How the haystack do you turn individual pixels on and off on these things? Electro-luminesence I buy, sure, but how exactly are the electrical impulses fed to the display?

jim moore:

Jamais,
Ink jetting as a printing technique is highly constrained by the need for a very low viscosity ink. There is no fundamental reason one could not scale down and add digital control to other printing techniques such as electrostatic printing (Xeroxing) or some form of contact printing. By keeping the options open on what printing technique a 3-D printer uses you can reduce the practical constraints that are imposed when you use ink jets. (Electrostatic printing uses solid particles, contact printing can handle viscose fluids)

Kim:

Rektide-- OLEDs, like LCDs, are controlled by a backplane of electronics, usually in conjunction with external driver chips. The backplane is traditionally made of glass (these days, 0.7mm or 0.5mm thick) with amorphous or polysilicon transistors. Each pixel on an active-matrix display is individually controllable by a transistor circuit at each pixel, plus row and column drivers for the matrix. ("Passive matrix" means there are only row and column drivers, no transistors).

One thing about driving OLEDs-- Unlike LCDs, you cannot get away with just one transistor per pixel. You must use at least 2, and the best designs these days have 3 to 5, plus some capacitors. This is a heck of a lot of electronics to attach to each pixel, which really cuts down the aperture ratio (how much light gets out--- basically, the electronics block part of the light). It is possible to shine the light out the other side of the panel (not through the electronics), but this adds complication to the manufacturing.

In the future, plastic backplanes might be possible to allow flexing. This would then require switching to organic electronics rather than silicon. We're not technically capable of it quite yet, but it will come someday.

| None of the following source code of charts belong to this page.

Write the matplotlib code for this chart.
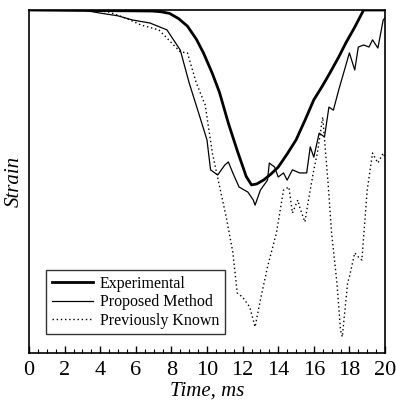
import numpy as np
import matplotlib.pyplot as plt

plt.rcParams['font.family'] = 'serif'
plt.rcParams['font.serif'] = ['Liberation Serif', 'DejaVu Serif']

# Experimental strain (arbitrary units, 100 = zero strain at top)
t_exp = [0, 6.9, 7.4, 7.9, 8.4, 8.9, 9.4, 9.8, 10.3, 10.7, 11.2, 11.7, 12.2,
         12.5, 12.8, 13.2, 13.6, 14.0, 14.5, 15.0, 15.5, 16.0, 16.5, 16.9,
         17.4, 17.8, 18.3, 18.8, 20.0]
s_exp = [100, 99.7, 99.5, 99.0, 97.5, 95.3, 91.5, 87.5, 81.5, 76.0, 67.0, 59.0, 51.5,
         49.0, 49.3, 50.5, 52.2, 54.2, 58.0, 62.1, 67.8, 73.8, 78.0, 81.6,
         86.3, 90.4, 95.0, 100, 100]

# Proposed method
t_prop = [0, 3.0, 4.0, 5.0, 5.8, 6.8, 7.75, 8.5, 9.0, 9.6, 10.0, 10.2, 10.6,
          11.0, 11.2, 11.45, 11.8, 12.3, 12.6, 12.7, 13.0, 13.4, 13.5, 13.8,
          14.0, 14.3, 14.5, 14.8, 15.2, 15.6, 15.8, 16.0, 16.3, 16.6, 16.85,
          17.1, 17.4, 18.0, 18.3, 18.5, 18.8, 19.1, 19.3, 19.6, 19.9, 20.0]
s_prop = [100, 100, 99.1, 98.3, 97.1, 96.2, 94.2, 88.3, 78.7, 68.8, 62.1, 53.4, 51.9,
          54.8, 55.7, 52.5, 48.4, 46.9, 44.6, 43.1, 47.5, 50.4, 55.4, 54.2,
          51.3, 52.5, 50.4, 53.4, 52.5, 52.5, 60.1, 57.1, 64.1, 63.0, 71.7,
          70.8, 76.7, 87.5, 82.5, 89.2, 89.8, 89.2, 91.3, 88.9, 97.1, 97.7]

# Previously known method
t_prev = [0, 3.5, 4.5, 5.5, 6.3, 7.3, 8.5, 8.9, 9.4, 9.9, 10.3, 10.7, 11.1,
          11.45, 11.7, 12.0, 12.4, 12.7, 13.0, 13.4, 13.9, 14.3, 14.6, 14.8,
          15.1, 15.2, 15.5, 15.7, 16.0, 16.2, 16.5, 16.8, 17.0, 17.3, 17.5,
          17.6, 17.9, 18.0, 18.3, 18.5, 18.7, 19.0, 19.3, 19.6, 19.9, 20.0]
s_prev = [100, 100, 99.4, 97.5, 95.6, 94.2, 87.8, 87.5, 78.7, 72.3, 58.3, 48.7, 39.1,
          29.4, 17.5, 16.3, 13.4, 7.6, 15.5, 25.1, 35.0, 47.5, 48.4, 40.8,
          44.6, 42.6, 38.2, 44.6, 53.4, 58.3, 68.8, 49.6, 35.0, 20.4, 6.7,
          4.7, 20.4, 22.2, 29.2, 28.0, 27.1, 47.5, 58.3, 55.4, 58.3, 57.1]

fig = plt.figure(figsize=(3.96, 4.05), dpi=100)
ax = fig.add_axes([29 / 396, 52 / 405, 356 / 396, 343 / 405])

ax.plot(t_exp, s_exp, color='black', lw=2.0, label='Experimental')
ax.plot(t_prop, s_prop, color='black', lw=0.9, label='Proposed Method')
ax.plot(t_prev, s_prev, color='black', lw=1.0, ls=(0, (1, 2)), label='Previously Known')

ax.set_xlim(0, 20)
ax.set_ylim(0, 100)
ax.set_xticks(np.arange(0, 21, 2))
ax.set_xticks(np.arange(0, 20.1, 0.5), minor=True)
ax.set_yticks([])
ax.tick_params(axis='x', which='major', direction='in', length=5, width=1,
               labelsize=16, pad=6)
ax.tick_params(axis='x', which='minor', direction='in', length=3, width=0.8)
for sp in ax.spines.values():
    sp.set_linewidth(1.2)

ax.set_xlabel('Time, ms', fontsize=15, style='italic', labelpad=1)
ax.set_ylabel('Strain', fontsize=15, style='italic', labelpad=4)

leg = ax.legend(loc='lower left', bbox_to_anchor=(0.048, 0.055), borderaxespad=0,
                fontsize=11.5, frameon=True, fancybox=False, handlelength=2.6,
                labelspacing=0.15, borderpad=0.35, handletextpad=0.4)
leg.get_frame().set_edgecolor('black')
leg.get_frame().set_linewidth(1.0)

fig.savefig('out.png', dpi=100)
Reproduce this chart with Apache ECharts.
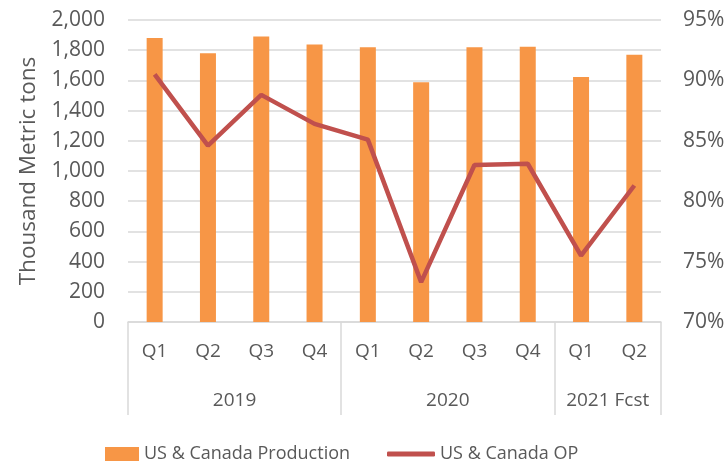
<!DOCTYPE html>
<html>
<head>
<meta charset="utf-8">
<script src="https://cdn.jsdelivr.net/npm/echarts@6/dist/echarts.min.js"></script>
<style>
  html, body { margin: 0; padding: 0; background: #fff; }
  #chart { width: 724px; height: 462px; }
</style>
</head>
<body>
<div id="chart"></div>
<script>
// quarters and year groups
var quarters = ['Q1', 'Q2', 'Q3', 'Q4', 'Q1', 'Q2', 'Q3', 'Q4', 'Q1', 'Q2']
var yearNames = ['2019', '2020', '2021 Fcst']
var yearCenters = [2, 6, 9]        // middle of each group, in category units
var yearBounds = [0, 4, 8, 10]     // group separators

var production = [1881, 1779, 1890, 1837, 1819, 1587, 1819, 1823, 1623, 1770]
var opRate = [90.5, 84.6, 88.8, 86.4, 85.1, 73.3, 83.0, 83.1, 75.5, 81.3]

var leftTicks = [0, 200, 400, 600, 800, 1000, 1200, 1400, 1600, 1800, 2000]
var rightTicks = [70, 75, 80, 85, 90, 95]

var font = 'Open Sans'
var txt = '#595959'
var gridCol = '#D9D9D9'

var chart = echarts.init(document.getElementById('chart'))

var legendText = { fontFamily: font, fontSize: 18, color: txt }

var option = {
    animation: false,
    textStyle: { fontFamily: font },
    grid: { left: 128, right: 63, top: 20, bottom: 140, outerBoundsMode: 'none' },
    legend: [
        {
            left: 100,
            top: 440,
            itemWidth: 34,
            itemHeight: 14,
            icon: 'rect',
            textStyle: legendText,
            data: ['US & Canada Production']
        },
        {
            left: 382,
            top: 440,
            itemWidth: 48,
            itemHeight: 5,
            icon: 'roundRect',
            textStyle: legendText,
            data: ['US & Canada OP']
        }
    ],
    xAxis: [
        {
            type: 'category',
            data: quarters,
            axisLine: { lineStyle: { color: gridCol, width: 1.5 } },
            axisTick: { show: false },
            axisLabel: { color: txt, fontSize: 19, margin: 20, interval: 0 }
        },
        {
            type: 'value',
            position: 'bottom',
            min: 0,
            max: 10,
            axisLine: { show: false },
            splitLine: { show: false },
            axisTick: {
                show: true,
                length: 93,
                customValues: yearBounds,
                lineStyle: { color: gridCol, width: 1.5 }
            },
            axisLabel: {
                color: txt,
                fontSize: 19,
                margin: 69,
                customValues: yearCenters,
                formatter: function (v) {
                    var i = yearCenters.indexOf(v)
                    return i >= 0 ? yearNames[i] : ''
                }
            }
        }
    ],
    yAxis: [
        {
            type: 'value',
            min: leftTicks[0],
            max: leftTicks[leftTicks.length - 1],
            interval: 200,
            name: 'Thousand Metric tons',
            nameLocation: 'middle',
            nameGap: 88,
            nameTextStyle: { color: txt, fontSize: 22.5, fontFamily: font },
            axisLine: { show: false },
            axisTick: { show: false },
            axisLabel: {
                color: txt,
                fontSize: 21,
                margin: 23,
                formatter: function (v) { return v.toLocaleString('en-US') }
            },
            splitLine: { lineStyle: { color: gridCol, width: 1.5 } }
        },
        {
            type: 'value',
            min: rightTicks[0],
            max: rightTicks[rightTicks.length - 1],
            interval: 5,
            position: 'right',
            axisLine: { show: false },
            axisTick: { show: false },
            splitLine: { show: false },
            axisLabel: { color: txt, fontSize: 21, margin: 22, formatter: '{value}%' }
        }
    ],
    series: [
        {
            name: 'US & Canada Production',
            type: 'bar',
            data: production,
            barWidth: 16,
            itemStyle: { color: '#F79646' }
        },
        {
            name: 'US & Canada OP',
            type: 'line',
            yAxisIndex: 1,
            data: opRate,
            symbol: 'none',
            lineStyle: { color: '#C0504D', width: 4.5 },
            itemStyle: { color: '#C0504D' }
        }
    ]
}

chart.setOption(option)
</script>
</body>
</html>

(The reason OLEDs are faster than LCDs doesn't have to do with the electronics, but with the materials themselves. LCDs are light valves that rely on changing the twist of the liquid crystals such that they pass or block light. Twisting takes a few milliseconds up to hundreds of milliseconds, depending on the type of LC. OLEDs are totally different. They create their own light, and the emission occurs in tens of microseconds).